More threads by David Baxter PhD

David Baxter PhD

Late Founder
Do multitaskers spread their attention too thin?
Sunday, September 19, 2004
By Diana Nelson Jones, Pittsburgh Post-Gazette

To do nothing at all but drive while driving seems like a Buddhist discipline these days. For a restless people chased by time and anxiety, the easiest of ways to live is just too hard.

So instead of doing just one thing at a time, we do two (drive and talk on the cell phone, maybe) or three, or even four or five (drive, eat, smoke, listen to music and talk on the phone).

It's called multitasking, a term that was born of the computer age and a trait that has become so hard-wired into the way we live, work and play, we hardly notice when we're doing it.

But some -- state legislatures, scientists who study brain function and ethicists who worry about quality of life issues -- are taking notice. And many question what they see.

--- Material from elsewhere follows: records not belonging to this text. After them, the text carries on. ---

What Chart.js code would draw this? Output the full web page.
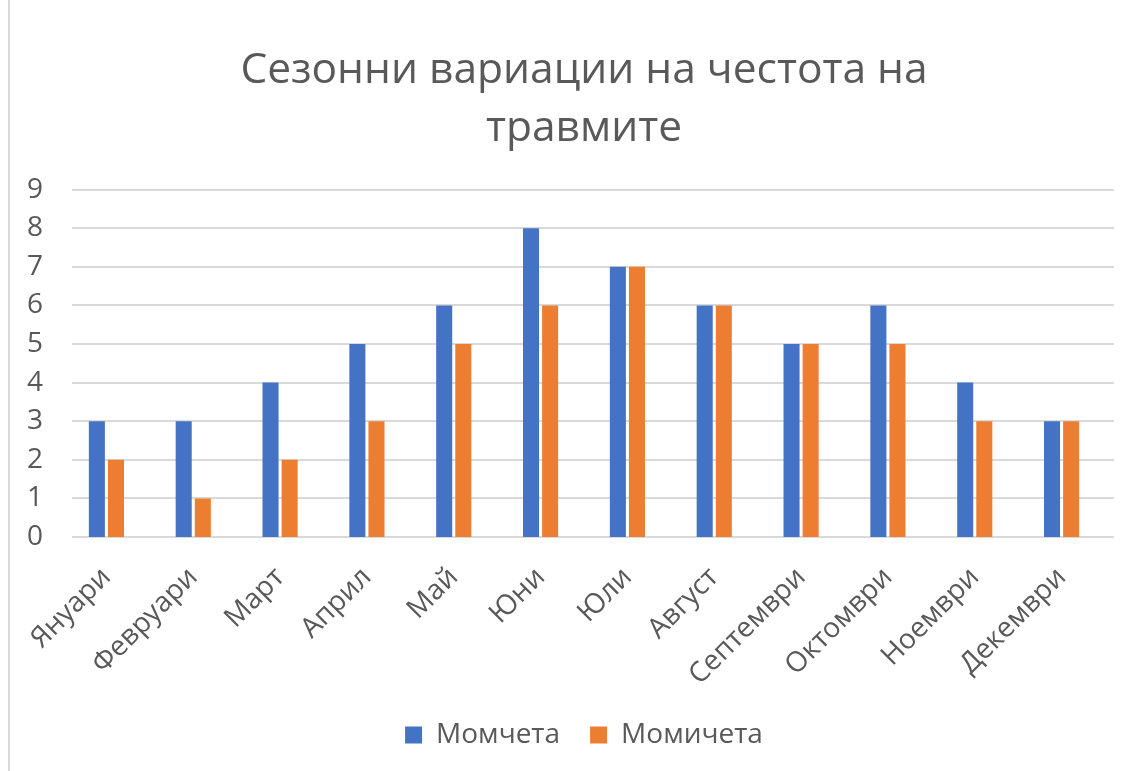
<!DOCTYPE html>
<html>
<head>
<meta charset="utf-8">
<script src="https://cdn.jsdelivr.net/npm/chart.js@4/dist/chart.umd.min.js"></script>
<style>
  html, body { margin: 0; padding: 0; background: #fff; }
  #frame { position: absolute; left: 8px; top: 0; width: 1124px; height: 771px; border-left: 2px solid #d9d9d9; box-sizing: border-box; }
  #wrap { position: absolute; left: 0; top: 0; width: 1132px; height: 771px; }
</style>
</head>
<body>
<div id="frame"></div>
<div id="wrap"><canvas id="chart" width="1132" height="771"></canvas></div>
<script>
const months = ["Януари", "Февруари", "Март", "Април", "Май", "Юни", "Юли", "Август", "Септември", "Октомври", "Ноември", "Декември"];
const boys = [3, 3, 4, 5, 6, 8, 7, 6, 5, 6, 4, 3];
const girls = [2, 1, 2, 3, 5, 6, 7, 6, 5, 5, 3, 3];
const titleLines = ["Сезонни вариации на честота на", "травмите"];

const textColor = "#595959";
const gridColor = "#d9d9d9";
const gridShift = 9;

// horizontal gridlines sit a little to the right of the bar slots, like the original
const shiftedGrid = {
  id: "shiftedGrid",
  beforeDatasetsDraw(chart) {
    const { ctx, chartArea, scales } = chart;
    ctx.save();
    ctx.strokeStyle = gridColor;
    ctx.lineWidth = 2;
    scales.y.ticks.forEach((tick) => {
      const y = Math.round(scales.y.getPixelForValue(tick.value));
      ctx.beginPath();
      ctx.moveTo(chartArea.left + gridShift, y);
      ctx.lineTo(chartArea.right + gridShift, y);
      ctx.stroke();
    });
    ctx.restore();
  },
};

new Chart(document.getElementById("chart"), {
  type: "bar",
  data: {
    labels: months,
    datasets: [
      { label: "Момчета", data: boys, backgroundColor: "#4472C4" },
      { label: "Момичета", data: girls, backgroundColor: "#ED7D31" },
    ],
  },
  plugins: [shiftedGrid],
  options: {
    responsive: false,
    animation: false,
    datasets: { bar: { categoryPercentage: 0.44, barPercentage: 0.84 } },
    layout: { padding: { left: 11, right: 27, top: 42, bottom: 12 } },
    plugins: {
      title: {
        display: true,
        fullSize: false,
        text: titleLines,
        color: textColor,
        font: { family: "Open Sans", size: 42.5, weight: "normal", lineHeight: 1.36 },
        padding: { top: 0, bottom: 32 },
      },
      legend: {
        position: "bottom",
        fullSize: false,
        labels: {
          color: textColor,
          font: { family: "Open Sans", size: 28 },
          boxWidth: 17,
          boxHeight: 17,
          padding: 30,
        },
      },
      tooltip: { enabled: false },
    },
    scales: {
      x: {
        grid: { display: false },
        border: { display: false },
        ticks: {
          color: textColor,
          font: { family: "Open Sans", size: 28 },
          maxRotation: 45,
          minRotation: 45,
          padding: 16,
        },
        afterFit: (scale) => { scale.height = 154; },
      },
      y: {
        min: 0,
        max: 9,
        ticks: {
          stepSize: 1,
          color: textColor,
          font: { family: "Open Sans", size: 28 },
          padding: 12,
        },
        grid: { display: false },
        border: { display: false },
        afterFit: (scale) => { scale.width = 52; },
      },
    },
  },
});
</script>
</body>
</html>
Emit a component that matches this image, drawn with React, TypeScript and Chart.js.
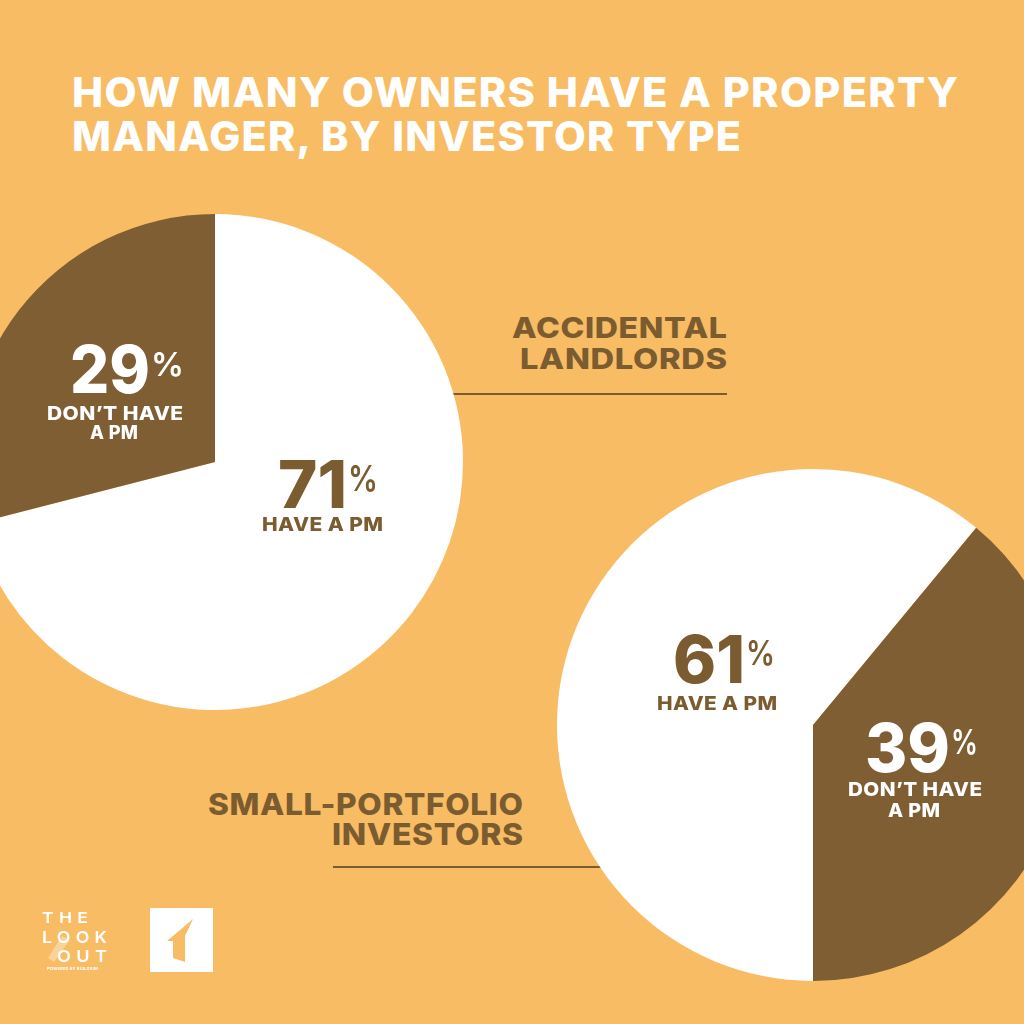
import React, { useEffect, useLayoutEffect, useRef } from 'react';
import { Chart, registerables } from 'chart.js';

Chart.register(...registerables);

// ---- data ----
const pieLabels = ['Have a PM', "Don't have a PM"];
const accidentalLandlordsValues = [71, 29];
const smallPortfolioValues = [61, 39];
const sliceColors = ['#FFFFFF', '#7E5E32'];
const titleLines = ['HOW MANY OWNERS HAVE A PROPERTY', 'MANAGER, BY INVESTOR TYPE'];
const groupLabels = [['ACCIDENTAL', 'LANDLORDS'], ['SMALL-PORTFOLIO', 'INVESTORS']];
const haveText = 'HAVE A PM';
const dontHaveText = ['DON\u2019T HAVE', 'A PM'];

const BG = '#F8BC64';
const BROWN = '#7B5B30';
const FONT = 'Inter, "Open Sans", Lato, sans-serif';

type PieProps = { values: number[]; rotation: number; left: number; top: number; size: number };

function PieCanvas({ values, rotation, left, top, size }: PieProps) {
  const ref = useRef<HTMLCanvasElement | null>(null);
  useEffect(() => {
    const chart = new Chart(ref.current as HTMLCanvasElement, {
      type: 'pie',
      data: {
        labels: pieLabels,
        datasets: [{ data: values, backgroundColor: sliceColors, borderWidth: 0, hoverOffset: 0 }],
      },
      options: {
        responsive: false,
        maintainAspectRatio: false,
        animation: false,
        rotation,
        layout: { padding: 2 },
        events: [],
        plugins: { legend: { display: false }, tooltip: { enabled: false } },
      },
    });
    return () => chart.destroy();
  }, []);
  return (
    <canvas
      ref={ref}
      width={size}
      height={size}
      style={{ position: 'absolute', left, top, width: size, height: size }}
    />
  );
}

type FitProps = {
  text: string; x: number; capTop: number; capH: number; w: number; color: string;
  weight?: number; spacing?: number;
};

// Text fitted to the reference width: optional base letter-spacing (em), then horizontal scale.
function Fit({ text, x, capTop, capH, w, color, weight = 800, spacing = 0.02 }: FitProps) {
  const ref = useRef<HTMLDivElement | null>(null);
  const fs = capH / 0.727;
  useLayoutEffect(() => {
    const el = ref.current as HTMLDivElement;
    const fit = () => {
      el.style.transform = 'none';
      const n = Array.from(text).length;
      const nat = el.getBoundingClientRect().width - (n > 0 ? spacing * fs : 0);
      const s = nat > 0 ? w / nat : 1;
      el.style.transform = `scaleX(${s})`;
    };
    fit();
    if ((document as any).fonts) (document as any).fonts.ready.then(fit);
  }, [text, w]);
  return (
    <div
      ref={ref}
      style={{
        position: 'absolute',
        left: x,
        top: capTop - 0.1363 * fs,
        fontFamily: FONT,
        fontWeight: weight,
        fontSize: fs,
        lineHeight: `${fs}px`,
        letterSpacing: `${spacing}em`,
        color,
        whiteSpace: 'pre',
        transformOrigin: '0 0',
      }}
    >
      {text}
    </div>
  );
}

export default function App() {
  return (
    <div
      style={{
        position: 'fixed',
        left: 0,
        top: 0,
        width: 1024,
        height: 1024,
        overflow: 'hidden',
        background: BG,
      }}
    >
      {/* rule lines (behind pies) */}
      <div style={{ position: 'absolute', left: 430, top: 393, width: 297, height: 2, background: BROWN }} />
      <div style={{ position: 'absolute', left: 333, top: 866, width: 290, height: 2, background: BROWN }} />

      {/* pies */}
      <PieCanvas values={accidentalLandlordsValues} rotation={0} left={215 - 250} top={462 - 250} size={500} />
      <PieCanvas values={smallPortfolioValues} rotation={180} left={813 - 258} top={725 - 258} size={516} />

      {/* title */}
      <Fit text={titleLines[0]} x={72} capTop={78} capH={30} w={886} color="#FFFFFF" spacing={0.03} />
      <Fit text={titleLines[1]} x={72} capTop={122} capH={30} w={669} color="#FFFFFF" spacing={0.03} />

      {/* group labels */}
      <Fit text={groupLabels[0][0]} x={512} capTop={318} capH={21} w={215} color={BROWN} />
      <Fit text={groupLabels[0][1]} x={520} capTop={349} capH={21} w={207} color={BROWN} />
      <Fit text={groupLabels[1][0]} x={208} capTop={793} capH={22} w={315} color={BROWN} />
      <Fit text={groupLabels[1][1]} x={332} capTop={823} capH={22} w={191} color={BROWN} />

      {/* pie 1 labels */}
      <Fit text={String(accidentalLandlordsValues[1])} x={70} capTop={345} capH={48} w={80} color="#FFFFFF" spacing={0} />
      <Fit text="%" x={151} capTop={352} capH={24} w={33} color="#FFFFFF" weight={600} spacing={0} />
      <Fit text={dontHaveText[0]} x={47} capTop={407} capH={13.5} w={136} color="#FFFFFF" />
      <Fit text={dontHaveText[1]} x={90} capTop={426} capH={13.5} w={48} color="#FFFFFF" />

      <Fit text={String(accidentalLandlordsValues[0])} x={278} capTop={460} capH={48} w={69} color={BROWN} spacing={0} />
      <Fit text="%" x={348} capTop={466} capH={26} w={30} color={BROWN} weight={600} spacing={0} />
      <Fit text={haveText} x={262} capTop={518} capH={14} w={121} color={BROWN} />

      {/* pie 2 labels */}
      <Fit text={String(smallPortfolioValues[0])} x={673} capTop={635} capH={48} w={72} color={BROWN} spacing={0} />
      <Fit text="%" x={746} capTop={641} capH={25} w={29} color={BROWN} weight={600} spacing={0} />
      <Fit text={haveText} x={657} capTop={697} capH={13.5} w={120} color={BROWN} />

      <Fit text={String(smallPortfolioValues[1])} x={865} capTop={723} capH={49} w={85} color="#FFFFFF" spacing={0} />
      <Fit text="%" x={951} capTop={730} capH={25} w={27} color="#FFFFFF" weight={600} spacing={0} />
      <Fit text={dontHaveText[0]} x={848} capTop={783} capH={14} w={134} color="#FFFFFF" />
      <Fit text={dontHaveText[1]} x={888} capTop={804} capH={14} w={52} color="#FFFFFF" />

      {/* logo */}
      <svg width={1024} height={1024} style={{ position: 'absolute', left: 0, top: 0 }}>
        <polygon points="62,936 70,940 54,962 48,958" fill="#FFFFFF" opacity={0.35} />
        <rect x={150} y={908} width={63} height={64} fill="#FFFFFF" />
        <polygon points="193,919 167,941 173,941 173,958 185,962 185,936" fill={BG} />
      </svg>
      <Fit text="THE" x={42} capTop={912} capH={11} w={46} color="#FFFFFF" weight={600} spacing={0.3} />
      <Fit text="LOOK" x={42} capTop={931} capH={12} w={65} color="#FFFFFF" weight={600} spacing={0.3} />
      <Fit text="OUT" x={57} capTop={950} capH={12} w={50} color="#FFFFFF" weight={600} spacing={0.3} />
      <Fit text="POWERED BY BUILDIUM" x={47} capTop={968} capH={2.6} w={51} color="#FFFFFF" weight={700} />
    </div>
  );
}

California last week became the latest state to limit cell-phone use in vehicles, making it illegal to talk on one while driving a bus. New York state and Washington, D.C., prohibit drivers' use of hand-held phones, and two bills in Harrisburg propose restrictions in school zones and school buses. In June, New Jersey lawmakers went for broke, banning not only cell-phone use by drivers but making lawbreakers out of drivers who sneak a hand to the radio or the cup holder.

The American International Automobile Dealers association cites a National Highway Traffic Safety Administration study that estimates cell-phone use contributed to 292,000 accidents from 1997 to 2002.

On a recent visit to Pittsburgh from New Jersey, Natalie Samaha, 26, described what cured her of cell-phone use while driving: "I was almost in an accident. My boyfriend and I were on the phone arguing and I was concentrating on that and," she clapped her hands as if one were her car, "almost got hit."

She said she still multitasks outside the car to beat time: "My friends call me Roadrunner. They sit and eat their lunch quietly, but I do everything while I'm eating. I think it's a personality thing, plus all the pressure."

The pressure? What pressure?

"It seems like the world is so fast-paced that if you don't multitask, you fall behind," said Michael Cooney, 27, a bank employee from Forest Hills who watches TV while paying bills, works on a computer while on the phone and eats dinner reading. "I seem to make it through life OK that way."

But many researchers warn that multitasking undermines our best efforts. At Carnegie Mellon University's Center for Cognitive Brain Imaging, Marcel Just, director of the center and professor of psychology, has been studying how multitasking affects brain activity.

He currently is comparing a brain driving; a brain driving and having to pick lanes; and a brain driving, navigating and answering questions.

From inside an MRI machine at Carnegie Mellon, research assistant Sarah Berson simulates being one of his subjects: She drives using a hand-held device. Her sandaled feet are still, but on the computer screen, she is changing lanes at breakneck speed, veering dangerously along a curvy road.

One might assume that if Berson had to concentrate only on driving, she would drive better. And one would be right: When trying to focus on several tasks, the brain does each less well than when it hones in on one, Just said. In other words, the brain is limited in how much attention it can distribute.

In one study, he asked 18 right-handed subjects to decide whether two rotating 3-D objects were the same while listening to sentences. The result was that the listening exercise reduced the brain's processing of the objects by 28 percent and the brain's synthesis of the sentences was reduced by 50 percent in the effort to process the shapes.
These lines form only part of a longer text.